To be done >>
Return exactly, please, the lines that run from the line with "Clone this chart in Bokeh." to the line with "from bokeh.core.properties import value", ends included, and omit all pictures.

Entries >>
■ ■ ■ ■ ■ ■ ■
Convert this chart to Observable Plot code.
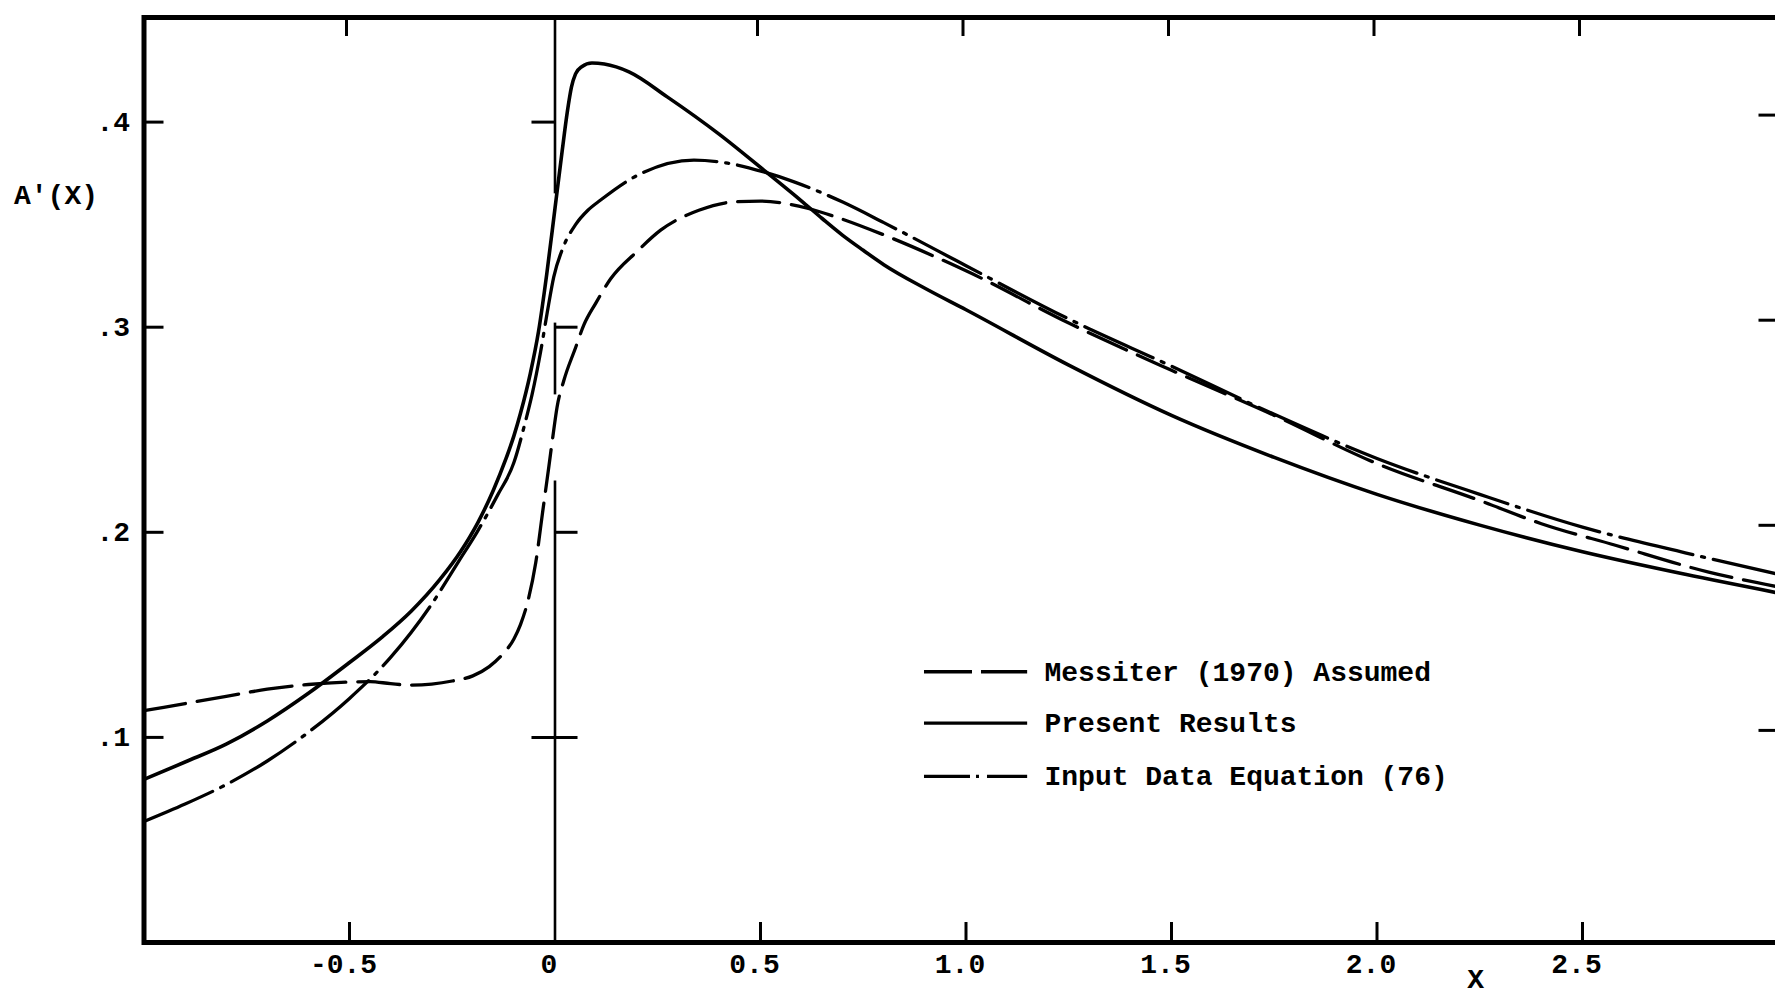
■ ■ ■ ■ ■ ■ ■
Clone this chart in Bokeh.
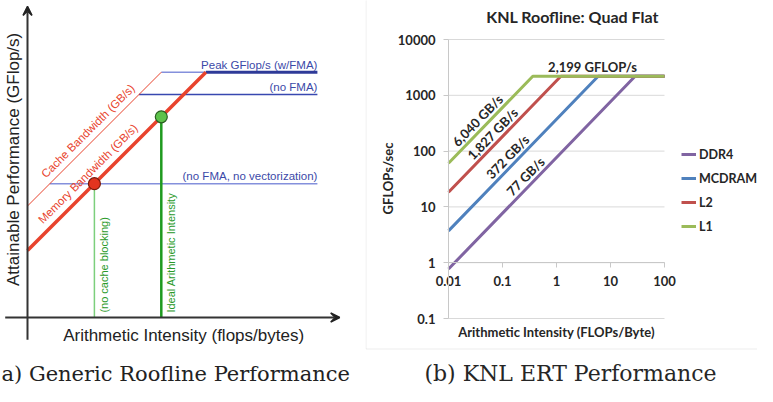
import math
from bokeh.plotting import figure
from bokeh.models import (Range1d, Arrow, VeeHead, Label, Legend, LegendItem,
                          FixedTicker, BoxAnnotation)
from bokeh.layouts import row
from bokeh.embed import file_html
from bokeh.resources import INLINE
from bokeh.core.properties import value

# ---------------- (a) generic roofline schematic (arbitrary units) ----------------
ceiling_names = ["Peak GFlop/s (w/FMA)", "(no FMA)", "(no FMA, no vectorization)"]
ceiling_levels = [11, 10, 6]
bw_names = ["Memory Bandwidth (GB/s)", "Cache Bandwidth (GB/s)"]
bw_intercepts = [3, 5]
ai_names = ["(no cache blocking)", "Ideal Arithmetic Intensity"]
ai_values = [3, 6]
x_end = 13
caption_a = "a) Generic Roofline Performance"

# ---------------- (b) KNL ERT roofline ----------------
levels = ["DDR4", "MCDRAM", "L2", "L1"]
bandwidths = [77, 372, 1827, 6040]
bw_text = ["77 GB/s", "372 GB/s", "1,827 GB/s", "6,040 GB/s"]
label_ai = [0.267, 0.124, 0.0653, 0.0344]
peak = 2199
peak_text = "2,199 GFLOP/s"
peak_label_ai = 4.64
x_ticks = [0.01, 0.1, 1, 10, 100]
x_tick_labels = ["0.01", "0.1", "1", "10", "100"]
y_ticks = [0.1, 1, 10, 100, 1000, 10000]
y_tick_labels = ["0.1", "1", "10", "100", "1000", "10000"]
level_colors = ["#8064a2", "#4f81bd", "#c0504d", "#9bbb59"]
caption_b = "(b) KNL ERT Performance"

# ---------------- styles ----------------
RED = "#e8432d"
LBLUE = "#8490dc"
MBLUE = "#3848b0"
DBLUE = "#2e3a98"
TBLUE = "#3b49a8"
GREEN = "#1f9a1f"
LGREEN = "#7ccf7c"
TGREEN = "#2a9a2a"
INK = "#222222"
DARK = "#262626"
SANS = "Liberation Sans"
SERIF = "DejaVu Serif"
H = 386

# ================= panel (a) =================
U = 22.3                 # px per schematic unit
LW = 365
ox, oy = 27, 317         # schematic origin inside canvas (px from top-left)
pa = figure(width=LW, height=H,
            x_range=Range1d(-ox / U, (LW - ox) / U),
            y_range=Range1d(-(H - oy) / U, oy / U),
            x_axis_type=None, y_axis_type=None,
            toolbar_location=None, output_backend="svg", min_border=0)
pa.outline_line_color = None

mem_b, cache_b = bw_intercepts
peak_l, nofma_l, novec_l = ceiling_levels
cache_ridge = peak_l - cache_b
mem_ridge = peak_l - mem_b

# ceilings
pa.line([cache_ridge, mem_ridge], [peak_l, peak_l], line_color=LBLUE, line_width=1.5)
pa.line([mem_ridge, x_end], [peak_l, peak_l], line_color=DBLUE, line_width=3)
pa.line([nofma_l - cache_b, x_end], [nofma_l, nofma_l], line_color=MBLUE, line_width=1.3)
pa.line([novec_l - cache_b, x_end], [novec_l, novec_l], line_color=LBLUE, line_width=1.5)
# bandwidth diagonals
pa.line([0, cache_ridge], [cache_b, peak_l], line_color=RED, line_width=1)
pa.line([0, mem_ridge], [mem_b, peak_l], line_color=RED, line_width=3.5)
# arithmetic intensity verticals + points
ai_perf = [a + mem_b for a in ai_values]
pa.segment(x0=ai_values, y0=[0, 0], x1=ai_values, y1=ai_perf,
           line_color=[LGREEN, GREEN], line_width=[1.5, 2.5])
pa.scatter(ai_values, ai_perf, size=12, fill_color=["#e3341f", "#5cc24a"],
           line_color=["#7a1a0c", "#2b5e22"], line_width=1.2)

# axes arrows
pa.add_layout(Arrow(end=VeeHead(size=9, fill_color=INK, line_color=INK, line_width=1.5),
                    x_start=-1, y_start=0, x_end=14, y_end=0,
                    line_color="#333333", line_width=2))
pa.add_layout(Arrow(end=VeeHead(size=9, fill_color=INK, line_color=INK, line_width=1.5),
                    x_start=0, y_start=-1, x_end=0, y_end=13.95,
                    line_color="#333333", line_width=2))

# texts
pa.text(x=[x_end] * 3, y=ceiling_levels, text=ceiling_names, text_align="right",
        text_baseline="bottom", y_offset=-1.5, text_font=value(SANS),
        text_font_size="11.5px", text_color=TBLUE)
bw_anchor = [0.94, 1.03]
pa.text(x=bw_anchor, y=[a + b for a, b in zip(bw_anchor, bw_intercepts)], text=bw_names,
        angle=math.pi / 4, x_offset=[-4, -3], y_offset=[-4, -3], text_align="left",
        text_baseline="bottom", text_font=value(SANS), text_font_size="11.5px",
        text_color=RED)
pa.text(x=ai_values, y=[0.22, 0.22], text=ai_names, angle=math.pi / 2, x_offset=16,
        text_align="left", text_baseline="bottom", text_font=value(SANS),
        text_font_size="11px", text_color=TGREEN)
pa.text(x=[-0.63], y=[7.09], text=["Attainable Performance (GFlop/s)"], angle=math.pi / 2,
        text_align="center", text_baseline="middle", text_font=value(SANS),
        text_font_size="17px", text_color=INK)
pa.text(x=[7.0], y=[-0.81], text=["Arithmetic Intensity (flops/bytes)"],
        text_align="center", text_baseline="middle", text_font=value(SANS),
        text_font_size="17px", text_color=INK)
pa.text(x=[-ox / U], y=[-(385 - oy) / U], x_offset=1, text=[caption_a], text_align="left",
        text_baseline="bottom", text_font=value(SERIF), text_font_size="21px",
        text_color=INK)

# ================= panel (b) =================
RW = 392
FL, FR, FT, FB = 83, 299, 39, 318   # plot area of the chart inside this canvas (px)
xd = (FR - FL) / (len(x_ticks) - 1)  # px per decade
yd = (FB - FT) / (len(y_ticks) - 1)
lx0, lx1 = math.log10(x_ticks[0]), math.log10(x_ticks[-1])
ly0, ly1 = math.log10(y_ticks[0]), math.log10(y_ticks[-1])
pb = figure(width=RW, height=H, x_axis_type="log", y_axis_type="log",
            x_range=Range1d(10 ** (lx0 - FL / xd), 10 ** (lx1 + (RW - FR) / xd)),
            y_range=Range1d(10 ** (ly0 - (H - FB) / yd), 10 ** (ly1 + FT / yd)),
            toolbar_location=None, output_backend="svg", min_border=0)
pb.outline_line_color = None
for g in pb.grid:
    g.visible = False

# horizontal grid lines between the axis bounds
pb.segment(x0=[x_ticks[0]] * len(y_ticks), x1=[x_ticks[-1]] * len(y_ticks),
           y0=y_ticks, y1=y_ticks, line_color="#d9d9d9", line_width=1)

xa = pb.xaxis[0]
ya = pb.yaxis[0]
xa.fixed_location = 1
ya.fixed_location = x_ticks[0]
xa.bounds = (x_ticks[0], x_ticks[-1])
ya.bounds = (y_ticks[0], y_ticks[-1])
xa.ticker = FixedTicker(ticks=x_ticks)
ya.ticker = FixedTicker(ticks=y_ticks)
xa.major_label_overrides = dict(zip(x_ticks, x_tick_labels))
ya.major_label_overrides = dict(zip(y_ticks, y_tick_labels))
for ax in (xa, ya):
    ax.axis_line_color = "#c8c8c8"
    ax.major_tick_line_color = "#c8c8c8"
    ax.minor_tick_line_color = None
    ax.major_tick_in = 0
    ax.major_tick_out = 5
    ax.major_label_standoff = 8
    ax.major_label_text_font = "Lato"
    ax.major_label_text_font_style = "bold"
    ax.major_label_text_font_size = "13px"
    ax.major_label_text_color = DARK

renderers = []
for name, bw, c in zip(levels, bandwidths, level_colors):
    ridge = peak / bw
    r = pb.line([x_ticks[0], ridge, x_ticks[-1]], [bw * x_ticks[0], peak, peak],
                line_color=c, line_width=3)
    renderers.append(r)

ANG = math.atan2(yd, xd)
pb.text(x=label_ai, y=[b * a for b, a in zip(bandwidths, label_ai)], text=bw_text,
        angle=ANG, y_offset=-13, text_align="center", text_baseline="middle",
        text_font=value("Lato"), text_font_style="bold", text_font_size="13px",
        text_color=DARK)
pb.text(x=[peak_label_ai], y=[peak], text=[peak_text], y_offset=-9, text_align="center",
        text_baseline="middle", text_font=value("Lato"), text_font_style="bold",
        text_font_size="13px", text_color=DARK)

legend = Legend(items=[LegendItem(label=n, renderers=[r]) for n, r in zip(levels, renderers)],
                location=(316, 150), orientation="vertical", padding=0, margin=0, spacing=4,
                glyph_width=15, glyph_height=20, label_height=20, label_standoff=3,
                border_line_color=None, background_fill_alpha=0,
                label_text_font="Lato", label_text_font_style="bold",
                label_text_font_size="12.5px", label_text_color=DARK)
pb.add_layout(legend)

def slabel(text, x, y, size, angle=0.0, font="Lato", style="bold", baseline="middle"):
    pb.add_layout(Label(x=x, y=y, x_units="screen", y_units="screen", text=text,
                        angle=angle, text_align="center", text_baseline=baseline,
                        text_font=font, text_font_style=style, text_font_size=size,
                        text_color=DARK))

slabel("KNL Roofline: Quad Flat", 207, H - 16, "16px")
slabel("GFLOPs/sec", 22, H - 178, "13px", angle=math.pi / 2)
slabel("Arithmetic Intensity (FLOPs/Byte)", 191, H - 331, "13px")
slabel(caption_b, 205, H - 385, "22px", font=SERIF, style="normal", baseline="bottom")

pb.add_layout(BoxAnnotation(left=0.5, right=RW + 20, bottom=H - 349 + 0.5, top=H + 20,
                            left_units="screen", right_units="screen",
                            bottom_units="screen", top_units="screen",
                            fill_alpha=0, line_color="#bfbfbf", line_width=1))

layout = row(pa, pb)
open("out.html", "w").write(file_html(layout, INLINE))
■ ■ ■ ■ ■ ■ ■
Result below >>
Clone this chart in Bokeh.
import math
from bokeh.plotting import figure
from bokeh.models import (Range1d, Arrow, VeeHead, Label, Legend, LegendItem,
                          FixedTicker, BoxAnnotation)
from bokeh.layouts import row
from bokeh.embed import file_html
from bokeh.resources import INLINE
from bokeh.core.properties import value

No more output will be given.